- [Data excerpt]
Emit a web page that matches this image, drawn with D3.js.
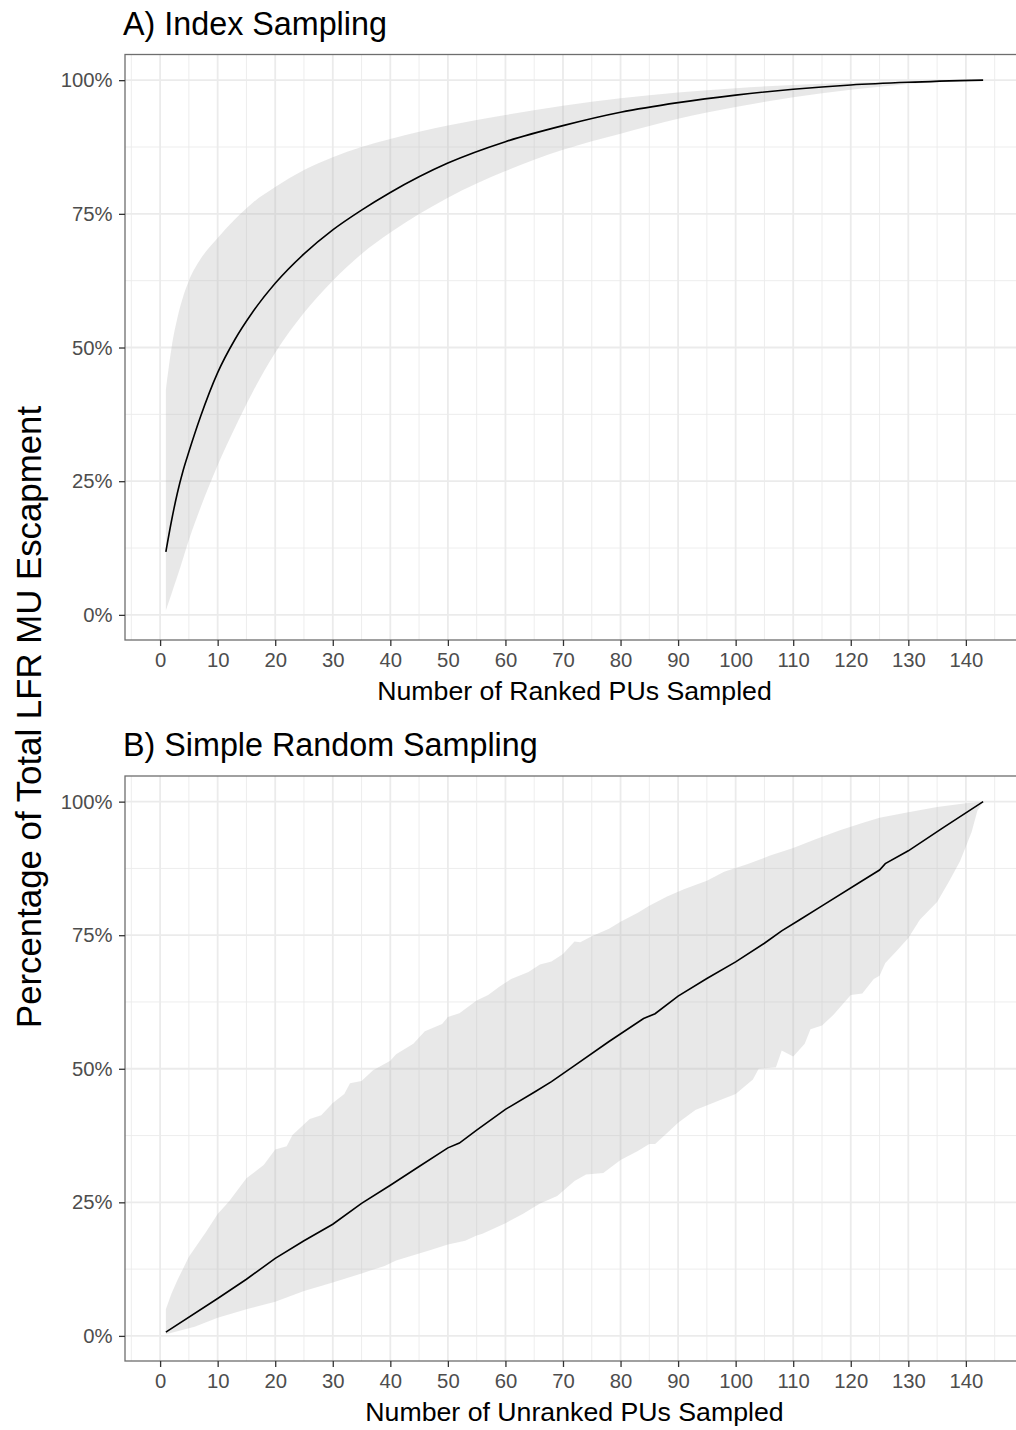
<!DOCTYPE html>
<html>
<head>
<meta charset="utf-8">
<script src="https://cdn.jsdelivr.net/npm/d3@7"></script>
<style>
  html, body { margin: 0; padding: 0; background: #fff; }
  svg { display: block; font-family: "Liberation Sans", Arial, Helvetica, sans-serif; }
</style>
</head>
<body>
<svg id="chart" width="1016" height="1430"></svg>
<script>
// ---- Panel A: index sampling (ranked PUs) ----
const indexX     = [1, 2, 3, 4, 5, 7, 10, 13, 16, 20, 25, 30, 35, 40, 50, 60, 70, 80, 90, 100, 110, 120, 130, 143];
const indexMean  = [0.118, 0.177, 0.228, 0.27, 0.305, 0.37, 0.453, 0.515, 0.565, 0.62, 0.675, 0.72, 0.757, 0.79, 0.845, 0.885, 0.915, 0.94, 0.958, 0.972, 0.983, 0.991, 0.996, 1.0];
const indexUpper = [0.42, 0.50, 0.555, 0.595, 0.625, 0.665, 0.705, 0.74, 0.77, 0.80, 0.832, 0.856, 0.875, 0.89, 0.915, 0.935, 0.952, 0.966, 0.977, 0.985, 0.991, 0.995, 0.998, 1.0];
const indexLower = [0.008, 0.04, 0.072, 0.106, 0.14, 0.2, 0.28, 0.35, 0.415, 0.49, 0.565, 0.625, 0.675, 0.715, 0.78, 0.83, 0.87, 0.9, 0.928, 0.95, 0.968, 0.982, 0.993, 1.0];

// ---- Panel B: simple random sampling (unranked PUs) ----
const srsX    = [1, 10, 15, 20, 25, 30, 35, 40, 45, 50, 52, 55, 60, 65, 68, 72, 78, 84, 86, 90, 95, 100, 105, 108, 111, 115, 122, 125, 126, 130, 136, 143];
const srsMean = [0.007, 0.07, 0.106, 0.145, 0.178, 0.209, 0.248, 0.282, 0.317, 0.352, 0.361, 0.385, 0.424, 0.456, 0.476, 0.506, 0.551, 0.594, 0.603, 0.636, 0.669, 0.7, 0.735, 0.758, 0.778, 0.805, 0.852, 0.872, 0.884, 0.908, 0.951, 1.0];

const srsUpperX = [1, 2, 3, 5, 8, 10, 12, 15, 18, 20, 22, 23, 26, 28, 30, 32, 33, 35, 37, 40, 41, 44, 46, 49, 50, 52, 55, 57, 59, 61, 64, 66, 68, 70, 72, 73, 75, 78, 80, 83, 85, 88, 91, 95, 98, 102, 106, 110, 114, 118, 122, 125, 130, 135, 140, 143];
const srsUpper  = [0.05, 0.08, 0.104, 0.148, 0.195, 0.228, 0.252, 0.295, 0.32, 0.349, 0.355, 0.376, 0.406, 0.413, 0.436, 0.453, 0.473, 0.477, 0.497, 0.515, 0.527, 0.547, 0.57, 0.584, 0.597, 0.604, 0.628, 0.638, 0.654, 0.668, 0.681, 0.695, 0.701, 0.715, 0.738, 0.737, 0.748, 0.762, 0.775, 0.792, 0.805, 0.822, 0.836, 0.852, 0.869, 0.883, 0.899, 0.913, 0.93, 0.946, 0.96, 0.97, 0.98, 0.99, 0.997, 1.0];

const srsLowerX = [1, 6, 10, 15, 20, 25, 30, 35, 39, 41, 44, 47, 50, 53, 55, 56, 60, 63, 66, 69, 72, 74, 77, 80, 83, 85, 86, 88, 90, 93, 97, 100, 103, 104, 107, 108, 110, 112, 113, 115, 117, 120, 122, 124, 125, 126, 128, 130, 132, 135, 137, 139, 141, 142, 143];
const srsLower  = [0.003, 0.017, 0.034, 0.05, 0.064, 0.084, 0.1, 0.117, 0.131, 0.141, 0.151, 0.161, 0.171, 0.178, 0.188, 0.191, 0.211, 0.228, 0.248, 0.262, 0.29, 0.302, 0.305, 0.329, 0.346, 0.359, 0.359, 0.379, 0.399, 0.423, 0.44, 0.453, 0.48, 0.5, 0.503, 0.534, 0.523, 0.547, 0.574, 0.581, 0.601, 0.638, 0.641, 0.668, 0.674, 0.698, 0.721, 0.745, 0.779, 0.812, 0.849, 0.889, 0.943, 0.983, 1.0];

// ---- Axis breaks and labels ----
const xBreaks = d3.range(0, 141, 10);
const xMinor  = d3.range(-5, 146, 10);
const yBreaks = [0, 0.25, 0.5, 0.75, 1.0];
const yMinor  = [0.125, 0.375, 0.625, 0.875];

const titleA  = "A) Index Sampling";
const titleB  = "B) Simple Random Sampling";
const xTitleA = "Number of Ranked PUs Sampled";
const xTitleB = "Number of Unranked PUs Sampled";
const yTitle  = "Percentage of Total LFR MU Escapment";

// ---- Layout ----
const svg = d3.select("#chart");
svg.append("rect").attr("width", 1016).attr("height", 1430).attr("fill", "#fff");

const panelLeft = 125, panelRight = 1024;
const panels = [
  { top: 54.5, bottom: 640, title: titleA, xTitle: xTitleA, id: "A" },
  { top: 776,  bottom: 1361, title: titleB, xTitle: xTitleB, id: "B" }
];

const x = d3.scaleLinear().domain([1 - 7.1, 143 + 7.1]).range([panelLeft, panelRight]);
const pct = d3.format(".0%");

panels.forEach(p => {
  p.y = d3.scaleLinear().domain([-0.047, 1.048]).range([p.bottom, p.top]);
  const g = svg.append("g");

  // clip region for the panel contents
  svg.append("clipPath").attr("id", "clip" + p.id)
    .append("rect").attr("x", panelLeft).attr("y", p.top)
    .attr("width", panelRight - panelLeft).attr("height", p.bottom - p.top);

  const grid = g.append("g").attr("clip-path", `url(#clip${p.id})`);
  // minor grid
  grid.selectAll(".vminor").data(xMinor).join("line")
    .attr("x1", d => x(d)).attr("x2", d => x(d))
    .attr("y1", p.top).attr("y2", p.bottom)
    .attr("stroke", "#ebebeb").attr("stroke-width", 0.9);
  grid.selectAll(".hminor").data(yMinor).join("line")
    .attr("x1", panelLeft).attr("x2", panelRight)
    .attr("y1", d => p.y(d)).attr("y2", d => p.y(d))
    .attr("stroke", "#ebebeb").attr("stroke-width", 0.9);
  // major grid
  grid.selectAll(".vmajor").data(xBreaks).join("line")
    .attr("x1", d => x(d)).attr("x2", d => x(d))
    .attr("y1", p.top).attr("y2", p.bottom)
    .attr("stroke", "#ebebeb").attr("stroke-width", 1.8);
  grid.selectAll(".hmajor").data(yBreaks).join("line")
    .attr("x1", panelLeft).attr("x2", panelRight)
    .attr("y1", d => p.y(d)).attr("y2", d => p.y(d))
    .attr("stroke", "#ebebeb").attr("stroke-width", 1.8);

  p.plot = g.append("g").attr("clip-path", `url(#clip${p.id})`);

  // panel border
  g.append("rect").attr("x", panelLeft).attr("y", p.top)
    .attr("width", panelRight - panelLeft).attr("height", p.bottom - p.top)
    .attr("fill", "none").attr("stroke", "#6e6e6e").attr("stroke-width", 1.3);

  // y axis
  const yAxis = d3.axisLeft(p.y).tickValues(yBreaks).tickFormat(pct).tickSize(6).tickPadding(6.5);
  const ya = g.append("g").attr("transform", `translate(${panelLeft},0)`).call(yAxis);
  ya.select(".domain").remove();
  ya.selectAll(".tick line").attr("stroke", "#333").attr("stroke-width", 1.3);
  ya.selectAll(".tick text").attr("fill", "#4d4d4d").attr("font-size", 20.3)
    .attr("font-family", "Liberation Sans, Arial, sans-serif");

  // x axis
  const xAxis = d3.axisBottom(x).tickValues(xBreaks).tickFormat(d3.format("d")).tickSize(6).tickPadding(7);
  const xa = g.append("g").attr("transform", `translate(0,${p.bottom})`).call(xAxis);
  xa.select(".domain").remove();
  xa.selectAll(".tick line").attr("stroke", "#333").attr("stroke-width", 1.3);
  xa.selectAll(".tick text").attr("fill", "#4d4d4d").attr("font-size", 20.3)
    .attr("font-family", "Liberation Sans, Arial, sans-serif");

  // titles
  g.append("text").attr("x", panelLeft - 2).attr("y", p.top - 20)
    .attr("font-size", 32.3).attr("fill", "#000").text(p.title);
  g.append("text").attr("x", (panelLeft + panelRight) / 2).attr("y", p.bottom + 60)
    .attr("text-anchor", "middle").attr("font-size", 26.7).attr("fill", "#000").text(p.xTitle);
});

// ---- Panel A marks ----
const pA = panels[0];
const rowsA = indexX.map((d, i) => ({ x: d, m: indexMean[i], lo: indexLower[i], hi: indexUpper[i] }));
pA.plot.append("path").datum(rowsA)
  .attr("d", d3.area().x(d => x(d.x)).y0(d => pA.y(d.lo)).y1(d => pA.y(d.hi)).curve(d3.curveMonotoneX))
  .attr("fill", "#b3b3b3").attr("fill-opacity", 0.3);
pA.plot.append("path").datum(rowsA)
  .attr("d", d3.line().x(d => x(d.x)).y(d => pA.y(d.m)).curve(d3.curveMonotoneX))
  .attr("fill", "none").attr("stroke", "#000").attr("stroke-width", 1.6);

// ---- Panel B marks ----
const pB = panels[1];
const upperB = srsUpperX.map((d, i) => [d, srsUpper[i]]);
const lowerB = srsLowerX.map((d, i) => [d, srsLower[i]]).reverse();
pB.plot.append("path").datum(upperB.concat(lowerB))
  .attr("d", d3.line().x(d => x(d[0])).y(d => pB.y(d[1])).curve(d3.curveLinearClosed))
  .attr("fill", "#b3b3b3").attr("fill-opacity", 0.3);
const rowsB = srsX.map((d, i) => [d, srsMean[i]]);
pB.plot.append("path").datum(rowsB)
  .attr("d", d3.line().x(d => x(d[0])).y(d => pB.y(d[1])))
  .attr("fill", "none").attr("stroke", "#000").attr("stroke-width", 1.6);

// ---- Shared y-axis title ----
svg.append("text")
  .attr("transform", "translate(41,717) rotate(-90)")
  .attr("text-anchor", "middle").attr("font-size", 34.8).attr("fill", "#000")
  .text(yTitle);
</script>
</body>
</html>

- [Your objective]
Reproduce the material above from its first line through the line containing "0.982, 0.993, 1.0];", both ends included, and skip every picture.

- [Output below]
Emit a web page that matches this image, drawn with D3.js.
<!DOCTYPE html>
<html>
<head>
<meta charset="utf-8">
<script src="https://cdn.jsdelivr.net/npm/d3@7"></script>
<style>
  html, body { margin: 0; padding: 0; background: #fff; }
  svg { display: block; font-family: "Liberation Sans", Arial, Helvetica, sans-serif; }
</style>
</head>
<body>
<svg id="chart" width="1016" height="1430"></svg>
<script>
// ---- Panel A: index sampling (ranked PUs) ----
const indexX     = [1, 2, 3, 4, 5, 7, 10, 13, 16, 20, 25, 30, 35, 40, 50, 60, 70, 80, 90, 100, 110, 120, 130, 143];
const indexMean  = [0.118, 0.177, 0.228, 0.27, 0.305, 0.37, 0.453, 0.515, 0.565, 0.62, 0.675, 0.72, 0.757, 0.79, 0.845, 0.885, 0.915, 0.94, 0.958, 0.972, 0.983, 0.991, 0.996, 1.0];
const indexUpper = [0.42, 0.50, 0.555, 0.595, 0.625, 0.665, 0.705, 0.74, 0.77, 0.80, 0.832, 0.856, 0.875, 0.89, 0.915, 0.935, 0.952, 0.966, 0.977, 0.985, 0.991, 0.995, 0.998, 1.0];
const indexLower = [0.008, 0.04, 0.072, 0.106, 0.14, 0.2, 0.28, 0.35, 0.415, 0.49, 0.565, 0.625, 0.675, 0.715, 0.78, 0.83, 0.87, 0.9, 0.928, 0.95, 0.968, 0.982, 0.993, 1.0];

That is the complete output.